Legislators and stakeholders got a jumpstart on conversations about large-scale national policies, including the 2023 farm bill, the upcoming White House food & nutrition conference and the FDA’s 2025 dietary guidelines.
- Talk of the 2023 farm bill has started to brew. For reference, the Congressional Research Service posted this useful explainer for this package of laws that garners a heavy load of commentary every five years: “The farm bill provides a predictable opportunity for policymakers to comprehensively and periodically address agricultural and food issues.”
- “This could be the first trillion-dollar farm bill and we know critics who don’t appreciate modern agriculture will come out of the woodwork to try to derail this,” said USA Rice Federation Farmers Board Chair Kirk Satterfield. “The world was a totally different place when the current farm bill was written.”
- American Farm Bureau Federation president Zippy Duvall emphasized, “It is our responsibility to engage with members of Congress from urban districts, too, who may not understand how farm bill programs impact all families.” The Supplemental Nutrition Assistance Program (aka food stamps) has been included in the farm bill for this very reason.
- The American Soybean Association listed its 2023 farm bill priorities, which address incentive-based conservation programs, exports and building biofuels.
- After more than 50 years, the White House in September plans to host a Conference on Hunger, Nutrition and Health. The goal: “End hunger and increase healthy eating and physical activity by 2030, so that fewer Americans experience diet-related diseases like diabetes, obesity, and hypertension.”
- Food Politics blogger Marion Nestle pondered whether the conference will focus on hunger or health topics.
- Looking far ahead, the comment period for the 2025-2030 Dietary Guidelines ended in mid-May and some themes emerged. Many observers, including the Nutrition Coalition, said 77% of the comments advocated for a review of low-carb science as a measure to improve Americans’ health.
The Scoop reported that University of Florida scientists successfully grew plants in soil collected from the moon (fun fact: moon soil is also known as “regolith”) on Apollo missions 11, 12 and 17. “After two days, they started to sprout. Everything sprouted. I can’t tell you how astonished we were! Every plant — whether in a lunar sample or in a control — looked the same up until about day six,” reflected Anna-Lisa Paul, a professor in horticultural sciences at the University of Florida. Question: Why did they wait so long to try this?
Soothing Hangry Kids
Science Daily shared the results of an Ohio State study on diet’s role in ADHD symptoms in kids. Respondents who ate more fruits and vegetables had less signs of inattention, a hallmark of ADHD. Food insecurity also plays a role in ADHD symptoms: “Everyone tends to get irritated when they’re hungry and kids with ADHD are no exception. If they’re not getting enough food, it could make their symptoms worse,” summarized one of the researchers.

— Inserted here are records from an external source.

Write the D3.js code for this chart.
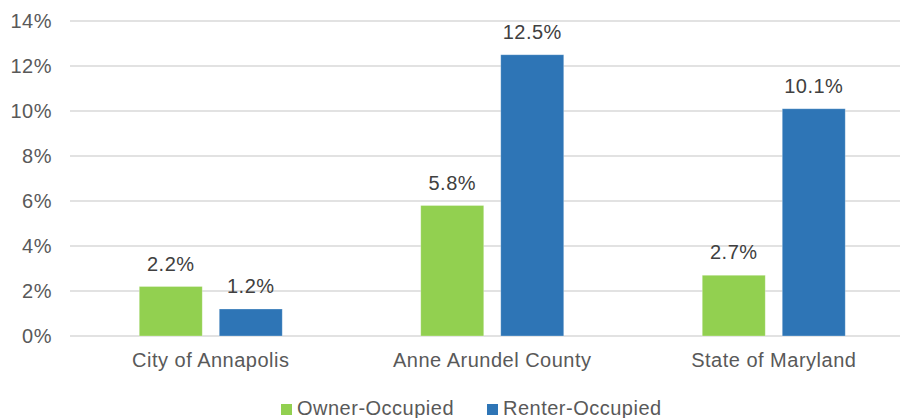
<!DOCTYPE html>
<html>
<head>
<meta charset="utf-8">
<script src="https://cdn.jsdelivr.net/npm/d3@7"></script>
<style>
  body { margin: 0; background: #fff; }
  svg { display: block; font-family: "Liberation Sans", Arial, sans-serif; }
  text { letter-spacing: 0.5px; }
</style>
</head>
<body>
<svg id="chart" width="900" height="418"></svg>
<script>
const categories = ["City of Annapolis", "Anne Arundel County", "State of Maryland"];
const seriesNames = ["Owner-Occupied", "Renter-Occupied"];
const ownerValues = [2.2, 5.8, 2.7];
const renterValues = [1.2, 12.5, 10.1];
const yTicks = [0, 2, 4, 6, 8, 10, 12, 14];
const colors = ["#92D050", "#2E75B6"];

const FS = "20px";
const svg = d3.select("#chart");
const y = d3.scaleLinear().domain([0, 14]).range([336, 21]);
const x0 = d3.scaleBand().domain(categories).range([70, 914.5]).paddingInner(0).paddingOuter(0);
const x1 = d3.scaleBand().domain(seriesNames).range([-71.5, 71.5]).paddingInner(0.2125).paddingOuter(0);

// gridlines
svg.append("g").selectAll("line").data(yTicks).join("line")
  .attr("x1", 70).attr("x2", 914.5)
  .attr("y1", d => y(d)).attr("y2", d => y(d))
  .attr("stroke", "#d9d9d9").attr("stroke-width", 1.3);

// y axis
const yAxis = d3.axisLeft(y).tickValues(yTicks).tickFormat(d => d + "%").tickSize(0).tickPadding(0);
const yg = svg.append("g").attr("transform", "translate(52,0)").call(yAxis);
yg.select(".domain").remove();
yg.selectAll("text").attr("fill", "#595959").attr("font-size", FS)
  .attr("font-family", "'Liberation Sans', Arial, sans-serif");

const data = categories.map((c, i) => ({
  cat: c,
  vals: [{s: seriesNames[0], v: ownerValues[i]}, {s: seriesNames[1], v: renterValues[i]}]
}));

const groups = svg.append("g").selectAll("g").data(data).join("g")
  .attr("transform", d => `translate(${x0(d.cat) + x0.bandwidth() / 2},0)`);

groups.selectAll("rect").data(d => d.vals).join("rect")
  .attr("x", d => x1(d.s))
  .attr("width", x1.bandwidth())
  .attr("y", d => y(d.v))
  .attr("height", d => y(0) - y(d.v))
  .attr("fill", (d, i) => colors[i])
  .attr("stroke", "rgba(255,255,255,0.35)")
  .attr("stroke-width", 0.8);

groups.selectAll("text.lbl").data(d => d.vals).join("text")
  .attr("class", "lbl")
  .attr("x", d => x1(d.s) + x1.bandwidth() / 2)
  .attr("y", d => y(d.v) - 16)
  .attr("text-anchor", "middle")
  .attr("font-size", FS)
  .attr("fill", "#404040")
  .text(d => d.v.toFixed(1) + "%");

// category labels
const xAxis = d3.axisBottom(x0).tickSize(0).tickPadding(0);
const xg = svg.append("g").attr("transform", "translate(0,353)").call(xAxis);
xg.select(".domain").remove();
xg.selectAll("text").attr("fill", "#595959").attr("font-size", FS)
  .attr("font-family", "'Liberation Sans', Arial, sans-serif");

// legend
const legendItems = [{name: seriesNames[0], x: 281}, {name: seriesNames[1], x: 487}];
const lg = svg.append("g").selectAll("g").data(legendItems).join("g")
  .attr("transform", d => `translate(${d.x},0)`);
lg.append("rect").attr("x", 0).attr("y", 404).attr("width", 11).attr("height", 11)
  .attr("fill", (d, i) => colors[i]);
lg.append("text").attr("x", 16).attr("y", 415).attr("font-size", FS)
  .attr("fill", "#595959").text(d => d.name);
</script>
</body>
</html>
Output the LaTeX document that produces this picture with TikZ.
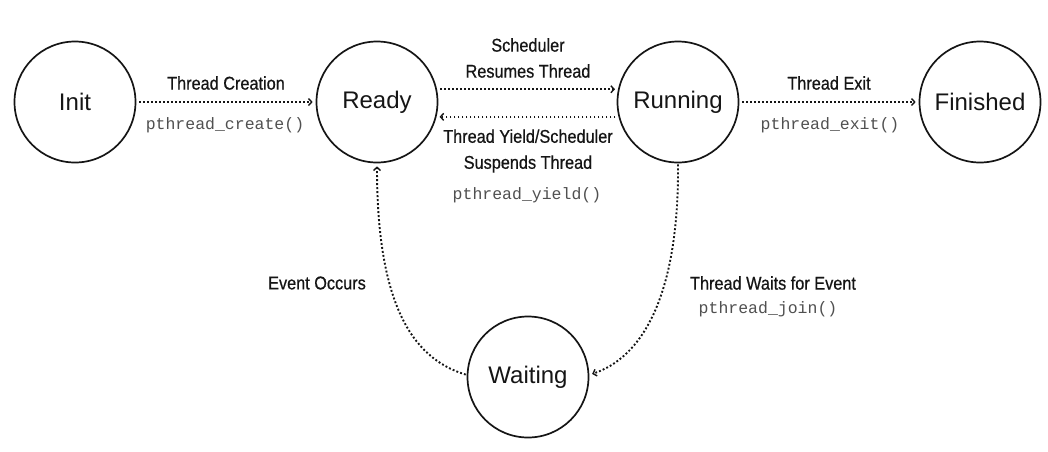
\documentclass[tikz,border=0pt]{standalone}
\usepackage{fontspec}
\setmainfont{Liberation Sans}
\newfontfamily\lblfont[FakeStretch=0.88,FakeBold=0.6]{Liberation Sans}
\newfontfamily\codefont{Liberation Mono}
\usetikzlibrary{arrows.meta}
\definecolor{codegray}{HTML}{505050}
\definecolor{inkblack}{HTML}{151515}
\begin{document}
\begin{tikzpicture}[x=1pt,y=-1pt,
  state/.style={circle,draw=inkblack,line width=1.7pt,minimum size=121pt,inner sep=0pt,
    font=\fontsize{24}{28}\selectfont,text=inkblack},
  trans/.style={line width=1.9pt,dash pattern=on 1.9pt off 2.1pt,draw=inkblack,
    -{Straight Barb[length=3.2pt,width=7pt,line width=1.4pt]},shorten >=3pt,shorten <=3pt},
  lbl/.style={font=\lblfont\fontsize{18.5}{26}\selectfont,text=inkblack,align=center,inner sep=0pt},
  code/.style={font=\codefont\fontsize{16.5}{20}\selectfont,text=codegray,inner sep=0pt}]
\useasboundingbox (0,0) rectangle (1048,451);

\node[state] (init) at (75,102) {Init};
\node[state] (ready) at (377,102) {Ready};
\node[state] (running) at (678,102) {Running};
\node[state] (finished) at (980,102) {Finished};
\node[state] (waiting) at (528,377) {Waiting};

\draw[trans] (init.east) -- (ready.west);
\draw[trans] (ready.12) -- (running.168);
\draw[trans] (running.194) -- (ready.-14);
\draw[trans] (running.east) -- (finished.west);
\draw[trans,shorten <=1pt] (waiting.178) .. controls (410,358) and (377,300) .. (ready.south);
\draw[trans,shorten <=1pt] (running.south) .. controls (679,300) and (640,358) .. (waiting.2);

\node[lbl] (l1) at (226,83) {Thread Creation};
\node[code] (c1) at (225,125) {pthread\_create()};
\node[lbl] (l2) at (528,58) {Scheduler\\Resumes Thread};
\node[lbl] (l3) at (528,151) {Thread Yield/Scheduler\\Suspends Thread};
\node[code] (c3) at (527,195) {pthread\_yield()};
\node[lbl] (l4) at (829,83) {Thread Exit};
\node[code] (c4) at (830,125) {pthread\_exit()};
\node[lbl] (l5) at (317,283) {Event Occurs};
\node[lbl] (l6) at (773,283) {Thread Waits for Event};
\node[code] (c6) at (768,309) {pthread\_join()};
\end{tikzpicture}
\end{document}
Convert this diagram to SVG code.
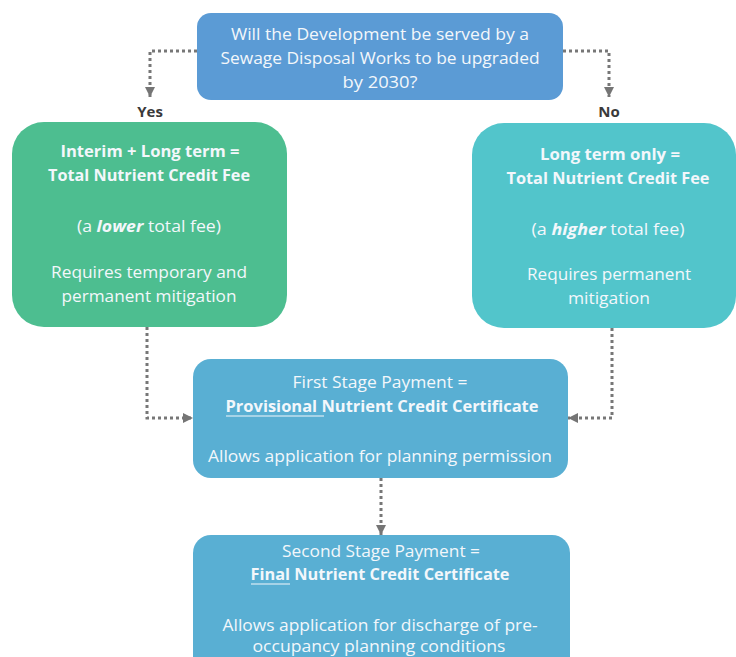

Food Ingredients First profiled an ambitious endeavor known as the Periodic Table of Food Initiative. The group, which draws funding from the American Heart Association and the Rockefeller Foundation, seeks to create “a technical platform for standardized mass spectrometry-based analytical approaches for deep compositional analyses of food.” In normal words: they’re creating an open database with a molecular breakdown of the 1,000 most important foods in the world.
The Drones Are Coming!
…from Walmart. The retail giant posted about a partnership with DroneUp with the potential to reach 4 million households in six states. “Between the hours of 8:00 a.m. and 8:00 p.m., customers will be able to order from tens of thousands of eligible items, such as Tylenol, diapers and hot dog buns, for delivery by air in as little as 30 minutes. For a delivery fee of $3.99, customers can order items totaling up to 10 pounds, so simply put, if it fits safely it flies.”